RECORDED INFORMATION:
◇ ◇ ◇ ◇
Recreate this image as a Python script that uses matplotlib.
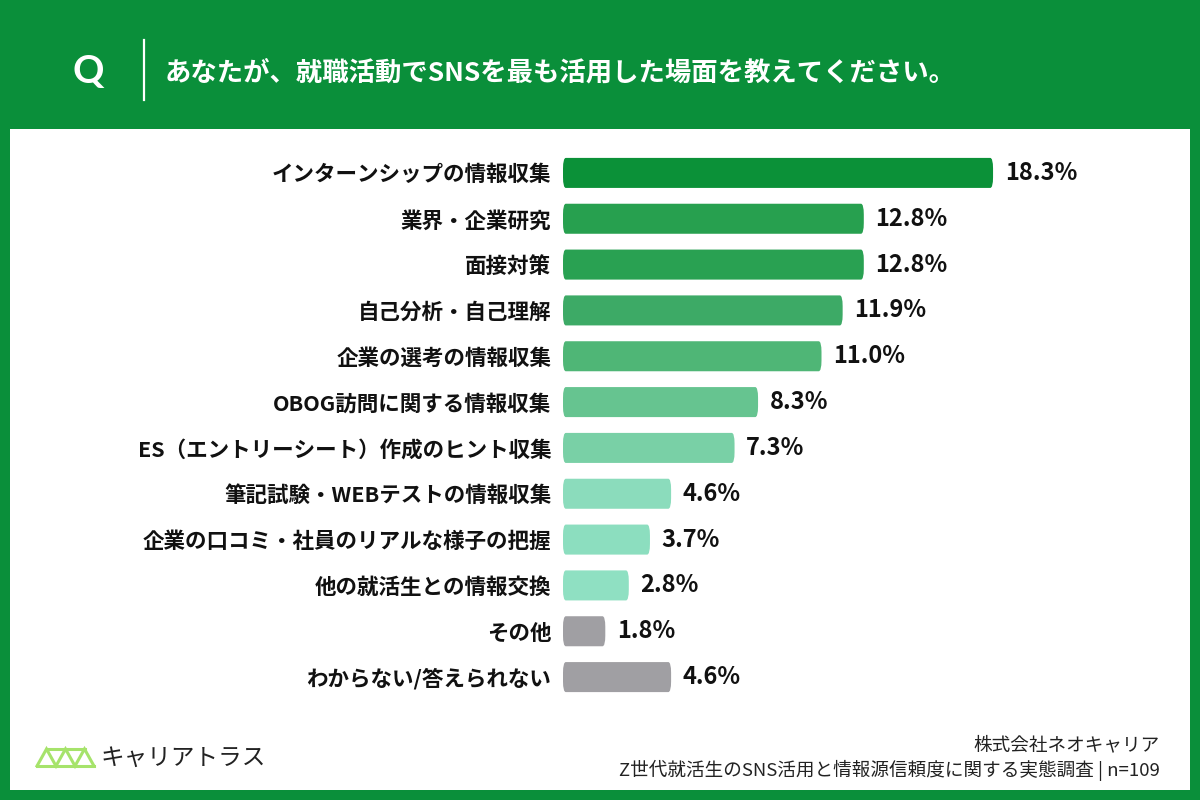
import matplotlib
matplotlib.use("Agg")
import matplotlib.pyplot as plt
from matplotlib.patches import Rectangle, FancyBboxPatch
from matplotlib.lines import Line2D

plt.rcParams['font.family'] = ['Noto Sans CJK JP', 'DejaVu Sans']

categories = [
    "インターンシップの情報収集",
    "業界・企業研究",
    "面接対策",
    "自己分析・自己理解",
    "企業の選考の情報収集",
    "OBOG訪問に関する情報収集",
    "ES（エントリーシート）作成のヒント収集",
    "筆記試験・WEBテストの情報収集",
    "企業の口コミ・社員のリアルな様子の把握",
    "他の就活生との情報交換",
    "その他",
    "わからない/答えられない",
]
values = [18.3, 12.8, 12.8, 11.9, 11.0, 8.3, 7.3, 4.6, 3.7, 2.8, 1.8, 4.6]
colors = ["#0b9138", "#27a04f", "#29a152", "#3daa66", "#4fb676", "#66c490",
          "#79d0a6", "#8bdcbc", "#8cdebf", "#8fe0c2", "#a09fa3", "#a09fa3"]

title = "あなたが、就職活動でSNSを最も活用した場面を教えてください。"
company = "株式会社ネオキャリア"
source = "Z世代就活生のSNS活用と情報源信頼度に関する実態調査 | n=109"
brand = "キャリアトラス"

W, H = 1200, 800
GREEN = "#0a8f3a"
fig = plt.figure(figsize=(12, 8), dpi=100)
fig.patch.set_facecolor(GREEN)

def fx(px):
    return px / W

def fy(py):
    return 1 - py / H

# white panel
fig.patches.append(Rectangle((fx(10), fy(790)), fx(1180), (790 - 129) / H,
                             transform=fig.transFigure, facecolor="white",
                             edgecolor="none", zorder=-5))

# header
fig.text(fx(88), fy(72), "Q", color="white", fontsize=28, fontweight="bold",
         ha="center", va="center", family=['Lato', 'DejaVu Sans'])
fig.add_artist(Line2D([fx(144), fx(144)], [fy(40), fy(100)], color="white",
                      lw=1.6, transform=fig.transFigure))
fig.text(fx(165), fy(73), title, color="white", fontsize=19, fontweight="bold",
         ha="left", va="center")

# bar axes
px_per_unit = 23.5
left_px = 563
xmax = 25.5
ax = fig.add_axes([fx(left_px), (H - 700) / H, xmax * px_per_unit / W, 550 / H])
ax.set_zorder(5)
ax.set_facecolor("none")
n = len(categories)
ypos = list(range(n))
bar_h = 30 / 45.8
for i, (v, c) in enumerate(zip(values, colors)):
    p = FancyBboxPatch((0, i - bar_h / 2), v, bar_h,
                       boxstyle="round,pad=0,rounding_size=0.12",
                       mutation_aspect=1 / (px_per_unit / 45.8),
                       facecolor=c, edgecolor="none")
    ax.add_patch(p)
    ax.annotate(f"{v:.1f}%", xy=(v, i), xytext=(8.5, 0),
                textcoords="offset points", ha="left", va="center",
                fontsize=17, fontweight="bold", color="#111111")
ax.set_xlim(0, xmax)
ax.set_ylim(n - 0.5, -0.5)
ax.set_yticks(ypos)
ax.set_yticklabels(categories, fontsize=15.5, fontweight="bold", color="#111111")
ax.tick_params(axis="y", length=0, pad=8.5)
ax.set_xticks([])
for s in ax.spines.values():
    s.set_visible(False)

# logo
b, t = fy(766), fy(749)
bx = [37, 56, 75, 94]
tx = [46.5, 65.5, 84.5]
zig_x, zig_y = [], []
for k in range(3):
    zig_x += [fx(bx[k]), fx(tx[k])]
    zig_y += [b, t]
zig_x.append(fx(bx[3]))
zig_y.append(b)
lc = "#a6e36b"
fig.add_artist(Line2D(zig_x, zig_y, color=lc, lw=2.2, transform=fig.transFigure,
                      solid_joinstyle="miter"))
fig.add_artist(Line2D([fx(46.5), fx(84.5)], [t, t], color=lc, lw=2.2,
                      transform=fig.transFigure))
fig.add_artist(Line2D([fx(37), fx(94)], [b, b], color=lc, lw=2.2,
                      transform=fig.transFigure))
fig.text(fx(100), fy(758), brand, fontsize=17, color="#222222",
         ha="left", va="center")

# footer
fig.text(fx(1160), fy(745), company, fontsize=13.4, color="#222222",
         ha="right", va="center")
fig.text(fx(1160), fy(770), source, fontsize=13.4, color="#222222",
         ha="right", va="center")

fig.savefig("out.png", dpi=100, facecolor=fig.get_facecolor())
◇ ◇ ◇ ◇
SET TASK: Extract, word for word, each line from the top of the data down to and including the line with "from matplotlib.lines import Line2D"; skip the pictures.

SOLUTION TO THIS PROBLEM:
Recreate this image as a Python script that uses matplotlib.
import matplotlib
matplotlib.use("Agg")
import matplotlib.pyplot as plt
from matplotlib.patches import Rectangle, FancyBboxPatch
from matplotlib.lines import Line2D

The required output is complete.